Sunday, July 10, 2011

How Hot Do Fireworks Get?

That is the question I posed today to my dear husband.  He replied, "700 degrees, maybe?"  That sounded incredibly hot, but I wanted to confirm it.  (Not that I don't believe everything that comes out of the man's mouth, I do....) I got on my trusty Google Search Engine.  I was asking because even after almost a week after the 4th, my arm is still hurting where I was hit by an errant firework at our family party.  And the ugliness on my arm makes one want to avert their eyes because if you didn't know what it was, at first glance it looks like some kind of fungus or leprosy eating two holes in my skin.  
    Yep, it seems like I can never get through a summer without some kind of mishap, ruining my summer "look" with some kind of scar, bruise or scrap.  It never fails!  Last summer I sported a slow-healing red scrap on my lower leg as a result of a mishap on my bike.  It just wouldn't go away.  It has finally healed, but now this year I've got another nick on my calf from something (probably shaving) and now this!  I don't anticipate this going away for some time.  I mean, seriously, my darling nephew basically blew two holes in my arm.  We're all joking around as I scrape off the black charred skin, and I'm telling him the inevitable scars will give me something to remind me of him, dear sweet Matthew!  But inside, it's not quite as funny as I let on.  I'm using tea tree oil like crazy, hoping it won't get infected because doctors are to be avoided if possible, since I don't like going to them!  Didn't I just post about a traumatic event that happened to me one summer?  This could get old!  
    Oh, by the way, the result of my Google Search was this:
  • Black powder (gunpowder) commonly used in rockets and as a burst charge in aerial shells, burns at temperatures up to 1700oC.
  • Pyrotechnic stars used in rocket headers and shells, if fuelled by a metal powder such as magnesium, can easily burn at temperatures in excess of 2200oC.
  • Flash powders used to make a bright flash and a loud bang, can burn at temperatures above 3000oC.
Ummm....pretty sure that I got a burn from flash powder used to make a bright flash and loud bang since we were doing aerial fireworks that have just recently been made legal in the state of Utah!  "Can burn at temperatures ABOVE 3000 degrees centigrade"?  Ahh, that's why my skin turned black and there are now two holes.  Got it!  Baby, 700 degrees was quite a low ball figure!  Just saying......
     But being the quintessential optimist that I am, I am telling you that there is always a silver lining in this!  For one thing, I won't be washing my own hair for awhile.  My local hair salon will be seeing a lot more of me so I can get my hair washed, styled and blown out!  (They give great scalp massages too!)  And, I have a whole pack of cute, girly designer band-aids that are just waiting for the perfect wound.
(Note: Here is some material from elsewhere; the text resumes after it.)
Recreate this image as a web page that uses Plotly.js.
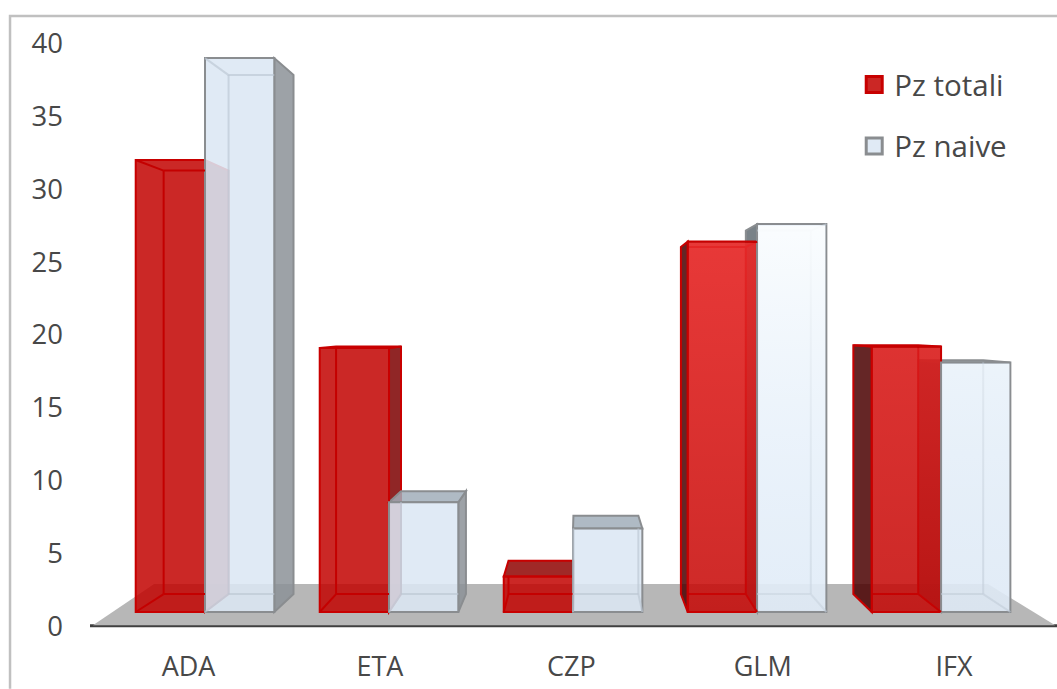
<!DOCTYPE html>
<html>
<head>
<meta charset="utf-8">
<script src="https://cdn.plot.ly/plotly-3.0.1.min.js"></script>
<style>html,body{margin:0;padding:0;background:#fff}#chart{width:1057px;height:689px}</style>
</head>
<body>
<div id="chart"></div>
<script>
// Patients per biologic drug, drawn as boxes in one-point perspective.
const categories = ['ADA', 'ETA', 'CZP', 'GLM', 'IFX'];
const pzTotali = [32, 19.1, 3.4, 26.4, 19.2];
const pzNaive = [39, 8.5, 6.7, 27.6, 18.1];
const seriesNames = ['Pz totali', 'Pz naive'];
const yTicks = [0, 5, 10, 15, 20, 25, 30, 35, 40];

// Box geometry, in axis units.
const FLOOR_Y = 0.96;          // value at which the front faces stand
const BAR_W = 0.3766;          // width of one front face
const VANISH_X = 2.033, VANISH_Y = 20.53, DEPTH = 0.937;
const LABEL_SPREAD = 1.04;     // category labels sit on the nearer floor edge
const LABEL_SHIFT = -0.008;
const TXT = '#484848', FONT = '"Open Sans", sans-serif';

const backX = x => VANISH_X + DEPTH * (x - VANISH_X);
const backY = y => VANISH_Y + DEPTH * (y - VANISH_Y);
const poly = pts => 'M' + pts.map(p => p[0] + ' ' + p[1]).join(' L') + ' Z';

const styles = [
  { front: 'rgba(194,2,0,0.85)', edge: '#C80000', inner: '#C40000', edgeW: 2,
    left: 'rgba(74,0,0,0.85)', right: 'rgba(125,0,0,0.85)', top: 'rgba(143,4,1,0.85)' },
  { front: 'rgba(220,231,244,0.88)', edge: '#8A8D90', inner: 'rgba(188,198,210,0.65)', edgeW: 2,
    left: 'rgba(98,108,115,0.85)', right: 'rgba(140,146,152,0.85)', top: 'rgba(161,174,186,0.85)' }
];

// Outer walls go under the translucent front faces; hidden edges are kept
// inside the front rectangle so that they never cross the neighbouring box.
function boxParts(i, s, value) {
  const st = styles[s];
  const x0 = i + (s === 0 ? -BAR_W : 0), x1 = x0 + BAR_W;
  const y0 = FLOOR_Y, y1 = value;
  const bx0 = backX(x0), bx1 = backX(x1), by0 = backY(y0), by1 = backY(y1);
  const walls = [];
  const wall = (pts, fill) => walls.push({
    type: 'path', xref: 'x', yref: 'y', layer: 'below', path: poly(pts),
    fillcolor: fill, line: { color: st.edge, width: st.edgeW }
  });
  if (bx0 < x0) wall([[x0, y0], [x0, y1], [bx0, by1], [bx0, by0]], st.left);
  if (bx1 > x1) wall([[x1, y0], [x1, y1], [bx1, by1], [bx1, by0]], st.right);
  if (by1 > y1) wall([[x0, y1], [x1, y1], [bx1, by1], [bx0, by1]], st.top);

  const ex = [], ey = [];
  const seg = (a, b, c, d) => { ex.push(a, c, null); ey.push(b, d, null); };
  const clampX = v => Math.min(x1, Math.max(x0, v));
  if (by1 <= y1) seg(clampX(bx0), by1, clampX(bx1), by1);
  seg(clampX(bx0), by0, clampX(bx1), by0);
  if (bx0 >= x0) seg(bx0, by0, bx0, Math.min(by1, y1));
  if (bx1 <= x1) seg(bx1, by0, bx1, Math.min(by1, y1));
  if (bx0 >= x0) seg(x0, y0, bx0, by0);
  if (bx1 <= x1) seg(x1, y0, bx1, by0);
  if (bx0 >= x0 && by1 <= y1) seg(x0, y1, bx0, by1);
  if (bx1 <= x1 && by1 <= y1) seg(x1, y1, bx1, by1);
  return { walls, ex, ey, x0, x1 };
}

const values = [pzTotali, pzNaive];
const shapes = [];
const traces = [];

// Grey floor plane.
shapes.push({
  type: 'path', xref: 'x', yref: 'y', layer: 'below',
  path: poly([[-0.609, 0.05], [-0.277, 2.88], [4.255, 2.88], [4.62, 0.05]]),
  fillcolor: '#B7B7B7', line: { width: 0 }
});

// Baseline under the floor.
shapes.push({
  type: 'line', xref: 'paper', yref: 'paper', layer: 'below',
  x0: 0, x1: 1, y0: 0.0005, y1: 0.0005, line: { color: '#404040', width: 3 }
});

// Chart frame along the left and top edges.
shapes.push({
  type: 'path', xref: 'paper', yref: 'paper', layer: 'below',
  path: 'M-0.0827 -0.105 L-0.0827 1.0218 L1 1.0218',
  line: { color: '#C0C0C0', width: 2.5 }, fillcolor: 'rgba(0,0,0,0)'
});

const xs = categories.map((c, i) => i);
values.forEach((vals, s) => {
  const st = styles[s];
  traces.push({
    type: 'bar', x: xs, y: vals.map(v => v - FLOOR_Y), base: vals.map(() => FLOOR_Y),
    width: BAR_W, offset: s === 0 ? -BAR_W : 0,
    marker: { color: st.front, line: { color: st.edge, width: st.edgeW } },
    showlegend: false, hoverinfo: 'skip'
  });
});

// Walls and the edges seen through the front faces.
values.forEach((vals, s) => {
  const ex = [], ey = [];
  vals.forEach((v, i) => {
    const p = boxParts(i, s, v);
    shapes.push(...p.walls);
    ex.push(...p.ex); ey.push(...p.ey);
  });
  traces.push({
    type: 'scatter', mode: 'lines', x: ex, y: ey,
    line: { color: styles[s].inner, width: 2 },
    showlegend: false, hoverinfo: 'skip', connectgaps: false
  });
});

// Lighter sheen on the two right-hand groups, over their hidden edges.
const sheen = [
  { i: 3, s: 0, top: 'rgba(255,70,70,0.55)', low: 'rgba(255,70,70,0.05)' },
  { i: 3, s: 1, top: 'rgba(252,254,255,0.92)', low: 'rgba(235,245,255,0.3)' },
  { i: 4, s: 0, top: 'rgba(255,70,70,0.35)', low: 'rgba(255,70,70,0.02)' },
  { i: 4, s: 1, top: 'rgba(245,251,255,0.55)', low: 'rgba(235,245,255,0.15)' }
];
sheen.forEach(g => {
  const v = values[g.s][g.i];
  const x0 = g.i + (g.s === 0 ? -BAR_W : 0) + 0.006, x1 = x0 + BAR_W - 0.012;
  const y0 = FLOOR_Y + 0.1, y1 = v - 0.1;
  traces.push({
    type: 'scatter', mode: 'lines', x: [x0, x1, x1, x0, x0], y: [y0, y0, y1, y1, y0],
    line: { width: 0 }, fill: 'toself', showlegend: false, hoverinfo: 'skip',
    fillgradient: { type: 'vertical', start: y0, stop: y1,
      colorscale: [[0, g.low], [1, g.top]] }
  });
});

// Legend entries.
seriesNames.forEach((name, s) => {
  traces.push({
    type: 'scatter', mode: 'markers', name: name, x: [null], y: [null], legendgroup: name,
    marker: { symbol: 'square', size: 16, color: s === 0 ? '#CB2725' : '#E0EAF5',
      line: { color: s === 0 ? '#C80000' : '#8A8D90', width: 3 } }
  });
});

const layout = {
  width: 1057, height: 689,
  margin: { l: 90, r: 0, t: 29, b: 63, pad: 0 },
  paper_bgcolor: '#fff', plot_bgcolor: 'rgba(0,0,0,0)',
  font: { family: FONT, color: TXT, size: 26 },
  barmode: 'overlay',
  showlegend: true,
  legend: {
    x: 0.7903, y: 0.95, xanchor: 'left', yanchor: 'top',
    bgcolor: 'rgba(0,0,0,0)', itemsizing: 'trace', tracegroupgap: 20,
    traceorder: 'grouped', font: { family: FONT, color: TXT, size: 29.5 }
  },
  xaxis: {
    range: [-0.625, 4.63], showgrid: false, zeroline: false, fixedrange: true,
    showline: false,
    tickmode: 'array',
    tickvals: categories.map((c, i) => VANISH_X + LABEL_SPREAD * (i - VANISH_X) + LABEL_SHIFT),
    ticktext: categories, ticks: '', ticklabelstandoff: 22,
    tickfont: { family: FONT, color: TXT, size: 27 }
  },
  yaxis: {
    range: [0, 41], showgrid: false, zeroline: false, fixedrange: true, showline: false,
    tickmode: 'array', tickvals: yTicks, ticks: '', ticklabelstandoff: 26,
    tickfont: { family: FONT, color: TXT, size: 27.5 }
  },
  shapes: shapes
};

Plotly.newPlot('chart', traces, layout, { displayModeBar: false, staticPlot: true });
</script>
</body>
</html>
I will be injured in style!  So there you go, positive thinking at its best!
I can't wait to get the girly band-aids out.  That WILL be my summer look

Wednesday, July 6, 2011

Experimentation with Chard!

   If you haven't cooked with Swiss Chard, I suggest you do it this summer!  It's delicious!  Swiss Chard was one of the offerings I picked up on my bi-monthly fruits and veggies co-op visit!  For $16.00 Bountiful Baskets fills a small laundry basket completely full of wonderful fruits and vegetables, some of which I wouldn't automatically think of purchasing at the store!  I love the element of surprise when I pick up my baskets.  I can then use my savvy at stealing recipes from the internet creativity and include it in my menus for the week.  OK, usually I just cook one dish--not in conjunction with an entire meal--and call it good. Who am I kidding?  It's the experimentation that is fun!
    I went to the pick-up spot and noticed this huge green leafy bundle, with bright red stems.  I thought it was rhubarb, but the lady told me that it was Swiss Chard. 
Two baskets for each order--One basket is fruit and the other vegetables.  We fill our own containers with both of these baskets.
I'm embarrassed to say I've never cooked Swiss Chard, but I've always intended to!  The leaves are very thick and don't look like they would taste very good in a salad. 

With a few pointers from the internet, I got started.  First I cut up an onion, 2 carrots, and some garlic.  I sauteed these in some bacon drippings until they were tender.  
 I then added some chicken broth and put in the finely chopped red stalks of the chard.  I cooked these until they were tender and lastly added the leaves and cooked them until they wilted!  I added some crumbled bacon, lemon juice and topped it with Parmesan cheese.  
 The result was amazing!  I felt like a chef indeed!  I absolutely love the subtle zingy taste of the chard.  It would be a great addition to any Italian meal!
    My next conquest is to use two huge butternut squashes in a meal!  Off to the internet I go!